UGC has recently issued guidelines regarding the conduct of examinations keeping COVID19 in mind. The Higher Education Department has taken a decision on the same after taking into consideration these guidelines while keeping in mind the long term interests of our students.— Dr. Ashwathnarayan C. N. (@drashwathcn) July 10, 2020
Individual universities have had to replan and reschedule as well. The University of Delhi postponed its much-hyped online open-book examinations by a month, to August.
Rajasthan University canceled the date-sheet for final exams and is awaiting instructions from the state government before issuing a fresh one.

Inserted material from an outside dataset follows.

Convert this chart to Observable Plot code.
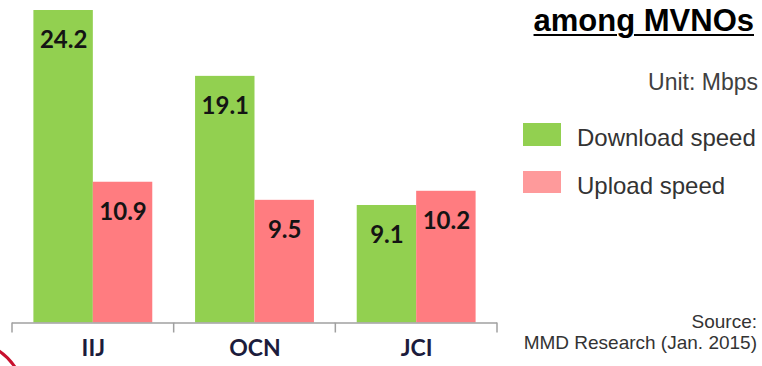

Dr A.P.J. Abdul Kalam Technical University which had earlier sent a proposal to the Uttar Pradesh government to promote final year students without exams is now planning to hold exams in September.
The UGC guidelines also had a bearing on technical education prompting the All India Council for Technical Education (AICTE) to issue a revised academic calendar. As per the revised calendar, classes for the new batch of PGDM courses will begin from August 10, while those for other technical courses, including BTech, have been pushed to October 15.
The council has asked all its approved institutions to follow the revised UGC guidelines on examination.
The United States Federal Immigration Authority announced this week that foreign students pursuing degrees in American universities that will be taught entirely online next semester due to COVID-19, must leave the country.
The decision invited massive backlash, not just from students, but the universities themselves. Harvard University and Massachusetts Institute of Technology have sued the Immigration and Customs Enforcement, or ICE, for barring international students from staying in the United States.
Indian students form one of the biggest segments likely to be impacted by this as over two lakh Indian students are enrolled in different programmes in the US.
A group of 30 US Senators and 136 Congressmen, all from the opposition Democratic Party, has also urged the President Donald Trump-led administration to reverse its order.
The Karnataka High Court has stayed the Karnataka Government's order banning online for school children stating that banning it encroaches upon the Fundamental Right to Life and Education. Earlier, Karnataka Government had banned online classes from pre-primary to Class 10.
In another decision, the Delhi High Court directed the Delhi University to file an affidavit detailing the schedule of final year undergraduate exams which have been postponed from July 10 to August. The high court also asked the DU administration to explain in the affidavit as to how it proposes to conduct exams- online, off-line or in blended mode.
The Delhi High Court this week also asked the National Law University, Delhi (NLUD) to correct its revised admission notification of June 30 under which it had done away with the reservation for other backward classes (OBC) and economically weaker sections (EWS).